Your copy of the material must match it exactly, except that pictures are dropped.
++++ COLLECTED DATA
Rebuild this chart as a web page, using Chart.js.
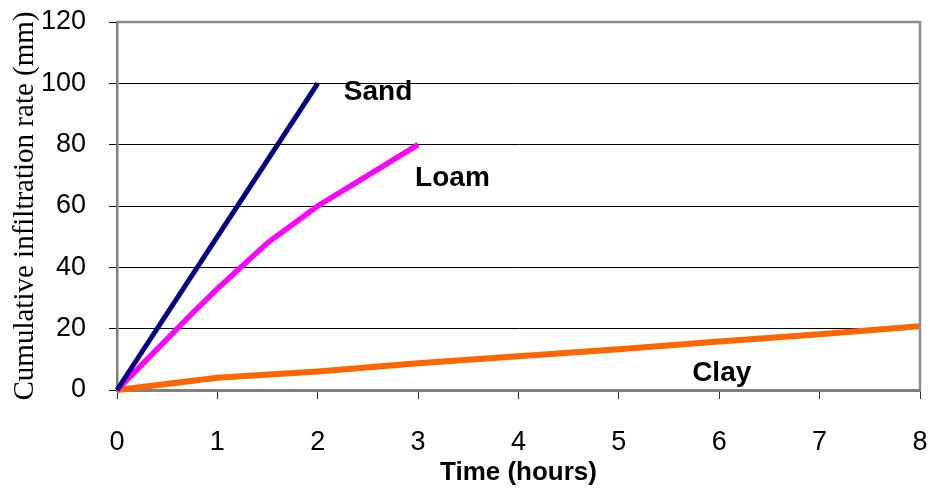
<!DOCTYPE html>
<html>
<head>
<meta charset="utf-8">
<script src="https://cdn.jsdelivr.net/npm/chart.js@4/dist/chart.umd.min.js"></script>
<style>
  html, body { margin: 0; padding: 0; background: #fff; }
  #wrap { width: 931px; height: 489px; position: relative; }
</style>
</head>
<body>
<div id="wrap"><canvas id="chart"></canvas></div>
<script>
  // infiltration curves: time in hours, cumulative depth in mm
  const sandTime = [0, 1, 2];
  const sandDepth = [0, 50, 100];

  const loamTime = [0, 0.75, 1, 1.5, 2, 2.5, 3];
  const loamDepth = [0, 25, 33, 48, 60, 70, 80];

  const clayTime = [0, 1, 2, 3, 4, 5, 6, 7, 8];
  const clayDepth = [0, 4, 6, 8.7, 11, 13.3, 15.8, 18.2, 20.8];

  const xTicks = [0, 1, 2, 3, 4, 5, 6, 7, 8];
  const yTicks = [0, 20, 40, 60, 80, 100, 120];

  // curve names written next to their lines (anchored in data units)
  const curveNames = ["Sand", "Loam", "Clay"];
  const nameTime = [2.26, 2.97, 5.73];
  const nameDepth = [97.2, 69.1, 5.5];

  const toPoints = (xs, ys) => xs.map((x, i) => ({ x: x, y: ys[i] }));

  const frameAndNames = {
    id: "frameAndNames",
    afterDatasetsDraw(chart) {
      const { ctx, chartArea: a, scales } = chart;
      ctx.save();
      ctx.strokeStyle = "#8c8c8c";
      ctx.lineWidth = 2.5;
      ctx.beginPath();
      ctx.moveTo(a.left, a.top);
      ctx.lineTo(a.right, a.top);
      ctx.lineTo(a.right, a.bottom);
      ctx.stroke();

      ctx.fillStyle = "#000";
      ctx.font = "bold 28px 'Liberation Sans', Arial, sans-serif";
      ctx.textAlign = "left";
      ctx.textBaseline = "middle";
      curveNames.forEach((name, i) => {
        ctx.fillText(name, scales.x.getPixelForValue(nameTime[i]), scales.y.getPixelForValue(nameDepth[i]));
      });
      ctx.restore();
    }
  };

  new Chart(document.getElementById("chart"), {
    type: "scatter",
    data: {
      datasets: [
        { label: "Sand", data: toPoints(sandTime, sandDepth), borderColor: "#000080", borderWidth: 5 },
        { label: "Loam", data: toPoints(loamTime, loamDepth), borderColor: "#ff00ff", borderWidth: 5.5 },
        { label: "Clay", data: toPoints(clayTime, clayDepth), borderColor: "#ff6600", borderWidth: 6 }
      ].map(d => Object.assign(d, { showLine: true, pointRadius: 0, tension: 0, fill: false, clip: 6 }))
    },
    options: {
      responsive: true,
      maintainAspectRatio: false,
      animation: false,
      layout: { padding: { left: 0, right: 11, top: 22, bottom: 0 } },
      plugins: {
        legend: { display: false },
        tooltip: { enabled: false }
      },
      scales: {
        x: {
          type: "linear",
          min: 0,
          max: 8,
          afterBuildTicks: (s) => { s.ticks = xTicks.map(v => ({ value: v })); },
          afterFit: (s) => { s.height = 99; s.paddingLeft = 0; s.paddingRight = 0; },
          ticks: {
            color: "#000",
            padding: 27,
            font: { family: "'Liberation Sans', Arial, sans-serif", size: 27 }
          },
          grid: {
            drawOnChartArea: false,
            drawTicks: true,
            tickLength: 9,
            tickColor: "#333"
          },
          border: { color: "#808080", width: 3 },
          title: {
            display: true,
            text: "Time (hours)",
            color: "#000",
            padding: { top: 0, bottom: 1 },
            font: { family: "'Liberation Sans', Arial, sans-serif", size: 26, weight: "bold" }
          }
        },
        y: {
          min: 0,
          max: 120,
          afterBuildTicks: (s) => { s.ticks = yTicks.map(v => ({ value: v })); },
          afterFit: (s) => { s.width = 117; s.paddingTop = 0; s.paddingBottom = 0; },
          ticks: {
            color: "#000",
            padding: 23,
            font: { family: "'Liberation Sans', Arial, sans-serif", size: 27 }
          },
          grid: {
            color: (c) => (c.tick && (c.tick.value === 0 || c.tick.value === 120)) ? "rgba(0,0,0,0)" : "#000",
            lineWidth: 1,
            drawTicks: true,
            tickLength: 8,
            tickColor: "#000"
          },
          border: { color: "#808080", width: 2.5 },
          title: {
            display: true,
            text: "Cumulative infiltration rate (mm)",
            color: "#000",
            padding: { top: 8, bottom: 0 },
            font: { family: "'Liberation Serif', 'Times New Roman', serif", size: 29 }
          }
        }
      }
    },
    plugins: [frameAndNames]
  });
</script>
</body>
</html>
++++++++
# [EXERCISE ANSWER]
Rebuild this chart as a web page, using Chart.js.
<!DOCTYPE html>
<html>
<head>
<meta charset="utf-8">
<script src="https://cdn.jsdelivr.net/npm/chart.js@4/dist/chart.umd.min.js"></script>
<style>
  html, body { margin: 0; padding: 0; background: #fff; }
  #wrap { width: 931px; height: 489px; position: relative; }
</style>
</head>
<body>
<div id="wrap"><canvas id="chart"></canvas></div>
<script>
  // infiltration curves: time in hours, cumulative depth in mm
  const sandTime = [0, 1, 2];
  const sandDepth = [0, 50, 100];

  const loamTime = [0, 0.75, 1, 1.5, 2, 2.5, 3];
  const loamDepth = [0, 25, 33, 48, 60, 70, 80];

  const clayTime = [0, 1, 2, 3, 4, 5, 6, 7, 8];
  const clayDepth = [0, 4, 6, 8.7, 11, 13.3, 15.8, 18.2, 20.8];

  const xTicks = [0, 1, 2, 3, 4, 5, 6, 7, 8];
  const yTicks = [0, 20, 40, 60, 80, 100, 120];

  // curve names written next to their lines (anchored in data units)
  const curveNames = ["Sand", "Loam", "Clay"];
  const nameTime = [2.26, 2.97, 5.73];
  const nameDepth = [97.2, 69.1, 5.5];

  const toPoints = (xs, ys) => xs.map((x, i) => ({ x: x, y: ys[i] }));

  const frameAndNames = {
    id: "frameAndNames",
    afterDatasetsDraw(chart) {
      const { ctx, chartArea: a, scales } = chart;
      ctx.save();
      ctx.strokeStyle = "#8c8c8c";
      ctx.lineWidth = 2.5;
      ctx.beginPath();
      ctx.moveTo(a.left, a.top);
      ctx.lineTo(a.right, a.top);
      ctx.lineTo(a.right, a.bottom);
      ctx.stroke();

      ctx.fillStyle = "#000";
      ctx.font = "bold 28px 'Liberation Sans', Arial, sans-serif";
      ctx.textAlign = "left";
      ctx.textBaseline = "middle";
      curveNames.forEach((name, i) => {
        ctx.fillText(name, scales.x.getPixelForValue(nameTime[i]), scales.y.getPixelForValue(nameDepth[i]));
      });
      ctx.restore();
    }
  };

  new Chart(document.getElementById("chart"), {
    type: "scatter",
    data: {
      datasets: [
        { label: "Sand", data: toPoints(sandTime, sandDepth), borderColor: "#000080", borderWidth: 5 },
        { label: "Loam", data: toPoints(loamTime, loamDepth), borderColor: "#ff00ff", borderWidth: 5.5 },
        { label: "Clay", data: toPoints(clayTime, clayDepth), borderColor: "#ff6600", borderWidth: 6 }
      ].map(d => Object.assign(d, { showLine: true, pointRadius: 0, tension: 0, fill: false, clip: 6 }))
    },
    options: {
      responsive: true,
      maintainAspectRatio: false,
      animation: false,
      layout: { padding: { left: 0, right: 11, top: 22, bottom: 0 } },
      plugins: {
        legend: { display: false },
        tooltip: { enabled: false }
      },
      scales: {
        x: {
          type: "linear",
          min: 0,
          max: 8,
          afterBuildTicks: (s) => { s.ticks = xTicks.map(v => ({ value: v })); },
          afterFit: (s) => { s.height = 99; s.paddingLeft = 0; s.paddingRight = 0; },
          ticks: {
            color: "#000",
            padding: 27,
            font: { family: "'Liberation Sans', Arial, sans-serif", size: 27 }
          },
          grid: {
            drawOnChartArea: false,
            drawTicks: true,
            tickLength: 9,
            tickColor: "#333"
          },
          border: { color: "#808080", width: 3 },
          title: {
            display: true,
            text: "Time (hours)",
            color: "#000",
            padding: { top: 0, bottom: 1 },
            font: { family: "'Liberation Sans', Arial, sans-serif", size: 26, weight: "bold" }
          }
        },
        y: {
          min: 0,
          max: 120,
          afterBuildTicks: (s) => { s.ticks = yTicks.map(v => ({ value: v })); },
          afterFit: (s) => { s.width = 117; s.paddingTop = 0; s.paddingBottom = 0; },
          ticks: {
            color: "#000",
            padding: 23,
            font: { family: "'Liberation Sans', Arial, sans-serif", size: 27 }
          },
          grid: {
            color: (c) => (c.tick && (c.tick.value === 0 || c.tick.value === 120)) ? "rgba(0,0,0,0)" : "#000",
            lineWidth: 1,
            drawTicks: true,
            tickLength: 8,
            tickColor: "#000"
          },
          border: { color: "#808080", width: 2.5 },
          title: {
            display: true,
            text: "Cumulative infiltration rate (mm)",
            color: "#000",
            padding: { top: 8, bottom: 0 },
            font: { family: "'Liberation Serif', 'Times New Roman', serif", size: 29 }
          }
        }
      }
    },
    plugins: [frameAndNames]
  });
</script>
</body>
</html>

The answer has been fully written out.